Seems rsync is the closest I can find :slight_smile: (also Timeshift is cool, but whatever reason it only likes to backup system and not user data).

I guess it depends on the scenario. TM is very nice for people who don’t know much of the underlyings of their computers and don’t have access to tech support. Just plugin a USB drive, say yes and if anything goes wrong you have a backup that gets you to exactly where you were - no questions asked. And of course the interface is very usable for non-technical people even while restoring single files.

OT: a joke from the ninetees comes to my mind…

DOS is for people who want to know why their computer doesn’t work,
Windows is for people who don’t want to know why their computer doesn’t work,
Linux is for people who want to know why their computer works and
macOS is for people who don’t want to know why their computer works.

Just be aware that rsync by itself does not keep a history so if you accidentally delete a file and notice after the next backup, you’re out of luck!

rsync is not the same type of backup, so please don’t think that by using rsync you’ll have the same level of backup as you would with restic.

Regarding installing spezialized software, restic is one single binary. It’s literally just a file you download, so that’s not much of “install and configure specialized software”. Also, if you already didn’t want to install anything beyond what comes with macOS, why did you even open this thread in the first place? I don’t really understand what your actual question is.

Here’s a summary:

  • Use TM if you want super easy to use but don’t need the same level of integrity and safety in your backups, and beware that TM does not always work great (I personally stopped using it because it was too buggy). Requires nothing extra to browse the backup storage.

  • Use rsync if you are happy to configure the rsync command a bit (not for those that want the simplicity of TM, and it’s arguably more complex than using restic), and want just plain “file copying” type of backup. Requires nothing extra to browse the backup storage.

  • Use restic if you want a backup that you can verify the integrity of and might want to protect with a password (even if you don’t want to do that, you can just use a simple password and it’s not an issue that it is password protected). Requires a single binary and FUSE to browse the backup storage (but requires just the single binary to list and restore files).

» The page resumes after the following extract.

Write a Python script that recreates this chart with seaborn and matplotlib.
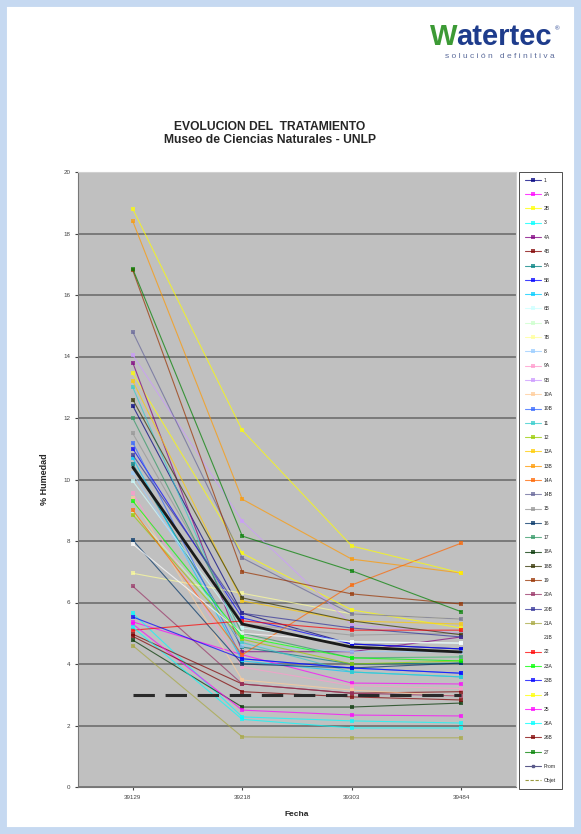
import numpy as np
import pandas as pd
import matplotlib.pyplot as plt
import seaborn as sns
from matplotlib.lines import Line2D
from matplotlib.patches import Rectangle

# ── data ────────────────────────────────────────────────────
fechas = ["39129", "39218", "39303", "39484"]

muestras = ["1", "2A", "2B", "3", "4A", "4B", "5A", "5B", "6A", "6B",
            "7A", "7B", "8", "9A", "9B", "10A", "10B", "11", "12", "13A",
            "13B", "14A", "14B", "15", "16", "17", "18A", "18B", "19", "20A",
            "20B", "21A", "21B", "22", "23A", "23B", "24", "25", "26A", "26B",
            "27"]

# % humedad per muestra, one list per fecha (same order as muestras)
h_39129 = [12.4, 5.37, 13.45, 5.65, 13.8, 4.97, 10.5, 11.0, 10.7, 9.95,
           8.95, 6.95, 10.2, 9.55, 14.05, 9.4, 11.2, 13.0, 8.85, 13.2,
           18.4, 9.0, 14.8, 11.5, 8.03, 12.0, 4.78, 12.6, 16.8, 6.53,
           10.8, 4.6, 7.9, 5.1, 9.3, 5.53, 18.8, 5.3, 5.2, 4.9,
           16.85]
h_39218 = [5.65, 4.3, 7.6, 2.28, 4.4, 3.35, 4.55, 5.5, 4.1, 5.17,
           4.9, 6.3, 4.6, 3.9, 8.65, 3.48, 4.17, 4.7, 4.8, 6.05,
           9.36, 4.3, 7.45, 5.3, 4.0, 5.0, 2.6, 6.15, 7.0, 3.35,
           5.65, 1.63, 5.0, 5.4, 4.88, 4.17, 11.6, 2.5, 2.2, 3.1,
           8.16]
h_39303 = [4.65, 3.38, 5.76, 2.15, 4.4, 3.05, 4.0, 4.65, 3.74, 4.72,
           4.2, 5.63, 4.4, 3.3, 5.27, 3.15, 3.87, 3.74, 4.0, 5.4,
           7.41, 6.57, 5.63, 4.94, 3.87, 4.2, 2.6, 5.4, 6.28, 3.05,
           5.17, 1.6, 4.72, 5.1, 4.2, 3.87, 7.84, 2.34, 1.92, 2.93,
           7.03]
h_39484 = [4.49, 3.35, 5.17, 2.08, 4.88, 3.1, 4.03, 4.49, 3.58, 4.68,
           4.23, 5.46, 4.4, 3.2, 5.0, 2.96, 3.7, 3.58, 4.1, 5.3,
           6.96, 7.93, 5.46, 5.0, 4.03, 4.23, 2.73, 4.95, 5.95, 2.96,
           4.88, 1.6, 4.68, 5.1, 4.1, 3.7, 6.96, 2.31, 1.92, 2.83,
           5.7]

prom = [10.4, 5.3, 4.55, 4.39]
objet = [3.0, 3.0, 3.0, 3.0]

# excel-like series colours
colores = ["#000080", "#FF00FF", "#FFFF00", "#00FFFF", "#800080", "#800000",
           "#008080", "#0000FF", "#00CCFF", "#CCFFFF", "#CCFFCC", "#FFFF99",
           "#99CCFF", "#FF99CC", "#CC99FF", "#FFCC99", "#3366FF", "#33CCCC",
           "#99CC00", "#FFCC00", "#FF9900", "#FF6600", "#666699", "#969696",
           "#003366", "#339966", "#003300", "#333300", "#993300", "#993366",
           "#333399", "#A8A840", "#FFFFFF", "#FF0000", "#00FF00", "#0000FF",
           "#FFFF00", "#FF00FF", "#00FFFF", "#800000", "#008000"]
palette = dict(zip(muestras, colores))

df = pd.DataFrame({
    "muestra": np.repeat(muestras, len(fechas)),
    "fecha": np.tile(fechas, len(muestras)),
    "humedad": np.column_stack([h_39129, h_39218, h_39303, h_39484]).ravel(),
})
df_prom = pd.DataFrame({"fecha": fechas, "humedad": prom})
df_obj = pd.DataFrame({"fecha": fechas, "humedad": objet})

# ── plot ────────────────────────────────────────────────────
sns.set_style("white")
plt.rcParams["font.family"] = ["Liberation Sans", "DejaVu Sans"]

fig = plt.figure(figsize=(5.81, 8.34), dpi=100)
ax = fig.add_axes([78 / 581, 1 - 787 / 834, 438 / 581, 615 / 834])
ax.set_facecolor("#C0C0C0")

sns.lineplot(data=df, x="fecha", y="humedad", hue="muestra",
             hue_order=muestras, palette=palette, marker="s",
             markersize=3, markeredgewidth=0, linewidth=0.8, alpha=0.7,
             legend=False, ax=ax)
sns.lineplot(data=df_prom, x="fecha", y="humedad", color="#1a1a1a",
             linewidth=2.0, ax=ax)
sns.lineplot(data=df_obj, x="fecha", y="humedad", color="#2a2a2a",
             linewidth=2.2, dashes=False, ax=ax)
ax.lines[-1].set_dashes([7, 3.5])

ax.set_xlim(-0.5, 3.5)
ax.set_ylim(0, 20)
ax.set_yticks(range(0, 21, 2))
ax.yaxis.grid(True, color="#6e6e6e", linewidth=1.2)
ax.set_axisbelow(True)
for s in ["top", "right"]:
    ax.spines[s].set_color("#d0d0d0")
for s in ["left", "bottom"]:
    ax.spines[s].set_color("#777777")
ax.tick_params(axis="both", labelsize=4.5, colors="#444444", length=2,
               direction="out", bottom=True, left=True)
ax.set_xlabel("Fecha", fontsize=6, fontweight="bold", labelpad=8)
ax.set_ylabel("% Humedad", fontsize=6.5, fontweight="bold", labelpad=10)

# legend
handles = [Line2D([0], [0], color=palette[m], marker="s", markersize=2.5,
                  markeredgewidth=0, linewidth=0.8, alpha=0.75)
           for m in muestras]
handles.append(Line2D([0], [0], color="#5a5a8a", marker="s", markersize=2,
                      linewidth=0.8))
handles.append(Line2D([0], [0], color="#9a9a40", linewidth=0.8,
                      dashes=[3, 1.5]))
labels = muestras + ["Prom", "Objet"]
leg = fig.legend(handles, labels, loc="upper left",
                 bbox_to_anchor=(519 / 581, 1 - 172 / 834),
                 fontsize=3.6, frameon=True, fancybox=False,
                 edgecolor="#333333", framealpha=1, borderpad=1.1,
                 labelspacing=1.86, handlelength=3.2, handletextpad=0.7,
                 borderaxespad=0)
leg.get_frame().set_linewidth(0.6)

# titles
fig.text(270 / 581, 1 - 127 / 834, "EVOLUCION DEL  TRATAMIENTO",
         ha="center", va="center", fontsize=8.7, fontweight="bold")
fig.text(270 / 581, 1 - 140 / 834, "Museo de Ciencias Naturales - UNLP",
         ha="center", va="center", fontsize=8.7, fontweight="bold")

# logo
fig.text(430 / 581, 1 - 37 / 834, "W", ha="left", va="center",
         fontsize=21, fontweight="bold", color="#3C9A35")
fig.text(456 / 581, 1 - 37 / 834, "atertec", ha="left", va="center",
         fontsize=21, fontweight="bold", color="#1E3C8C")
fig.text(555 / 581, 1 - 29 / 834, "®", ha="left", va="center",
         fontsize=4.5, color="#1E3C8C")
fig.text(500 / 581, 1 - 57 / 834, "s o l u c i ó n   d e f i n i t i v a",
         ha="center", va="center", fontsize=6, color="#5a6a9a")

# page frame
fig.patches.append(Rectangle((0, 0), 1, 1, transform=fig.transFigure,
                             fill=False, edgecolor="#C6D9F1", linewidth=10))

fig.savefig("out.png", dpi=100)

In the end I think it’s a matter of what type of backup you want. Do you want one that will cover your ass and be able to let you know when you have bit rot on your disks, of do you want one that just copies your files for you :slight_smile:

Ill add restic to my toolbox. Nice to see it was added to homebrew. Makes it easy to install. Thanks

I guess homebrew follows the latest release pretty tightly so it should be fine in that regard (some other operating systems’ package managers use extremely old versions of restic). However, you would enjoy a lot of improvements that will be in the next upcoming release of restic if you just use the latest master builds instead, you can download it here. I recommend using that instead of what homebrew provides, at least until the next release of restic is out.

Sounds like what you need is a copy-on-write filesystem which you can take snapshots from time to time. But that’d also has no way to add protection/encryption easily.